What to do about it: Aurora Serverless for MySQL is available now in US East (N. Virginia), US East (Ohio), US West (Oregon), Europe (Ireland), Asia Pacific (Tokyo). Note that while it has many advantages, there are also many limitations, so use with care! We’ll be updating module-data-storage with support for Aurora Serverless soon.

Vault 0.11 has been released

What happend: HashiCorp has released Vault 0.11.

Why it matters: A few of the key new features in Vault 0.11 are:

  • Namespaces (Enterprise): isolated, self-managed environments.
  • Performance Standby Nodes (Enterprise): Improve read performance via a new type of performance-focused standby node.
  • Vault Agent: Automatically manage the secure introduction and renewal of tokens for local applications.
  • ACL Templates: Support templating for identity groups, entities, and metadata within ACL policies.

What to do about it: Try out the new version and let us know how it works for you!

Security Updates

Below is a list of critical security updates that may impact your services.

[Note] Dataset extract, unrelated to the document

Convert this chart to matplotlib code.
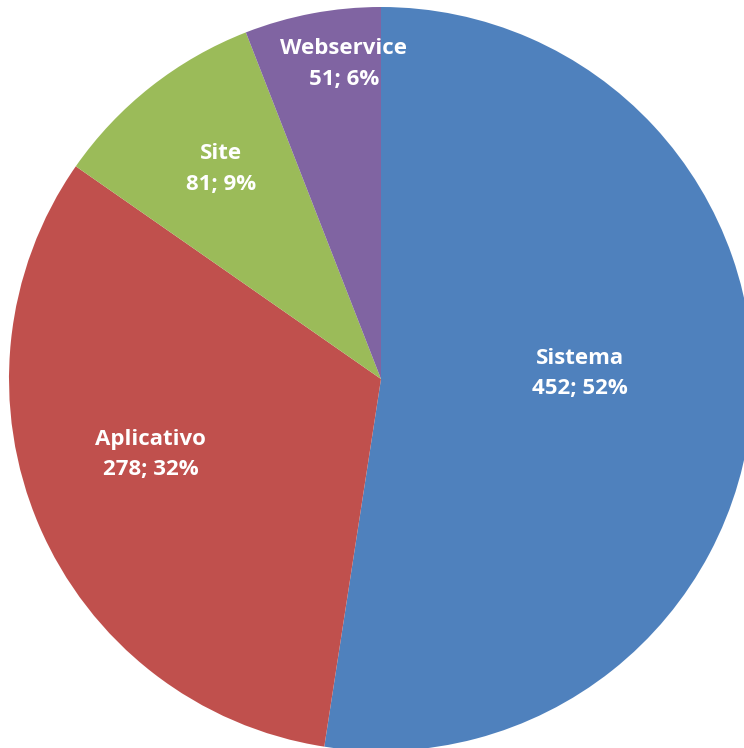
import matplotlib.pyplot as plt
import numpy as np

categories = ['Sistema', 'Aplicativo', 'Site', 'Webservice']
counts = [452, 278, 81, 51]
colors = ['#4F81BD', '#C0504D', '#9BBB59', '#8064A2']

# label placement (fraction of radius) and small angular nudges, in degrees
label_dist = [0.535, 0.65, 0.715, 0.86]
label_nudge = [6.7, -5.6, -1.3, -4.0]

fig = plt.figure(figsize=(7.44, 7.48), dpi=100)
ax = fig.add_axes([0, 0, 1, 1])

R = 372.0
cx, cy = 381.0, 379.0
wedges, _ = ax.pie(counts, colors=colors, startangle=90, counterclock=False,
                   radius=1.0, wedgeprops=dict(linewidth=0))

total = sum(counts)
for w, name, n, d, nd in zip(wedges, categories, counts, label_dist, label_nudge):
    mid = np.deg2rad((w.theta1 + w.theta2) / 2 + nd)
    x, y = d * np.cos(mid), d * np.sin(mid) - 2.5 / R
    pct = round(100 * n / total)
    ax.text(x, y, f'{name}\n{n}; {pct}%', ha='center', va='center',
            color='white', fontsize=16, fontweight='bold', family='Open Sans',
            linespacing=1.6)

ax.set_xlim(-cx / R, (744 - cx) / R)
ax.set_ylim(-(748 - cy) / R, cy / R)
ax.set_aspect('auto')
ax.axis('off')

fig.savefig('out.png', dpi=100)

We notify Gruntwork customers of these vulnerabilities as soon as we know of them via the Gruntwork Security Alerts mailing list. It is up to you to scan this list and decide which of these apply and what to do about them, but most of these are severe vulnerabilities, and we recommend patching them ASAP.

MySQL

  • ALAS-2018-1070: A number of vulnerabilities have been found in several MySQL versions including 5.6 and 5.7. Some of the vulnerabilities allow attackers access to a subset of your data, and some are remotely exploitable, so we strongly recommend updating.

Spectre and Meltdown

  • USN-3756-1: New vulnerabilities of the Spectre and Meltdown variety are found on a pretty regular basis now. In a cloud environment these are important to fix by updating your OS version on a very regular basis.

Tomcat

  • DSA-4281–1: Several issues were discovered in the Tomcat servlet and JSP engine. Some of these allow attackers to access URLs they should not have access to.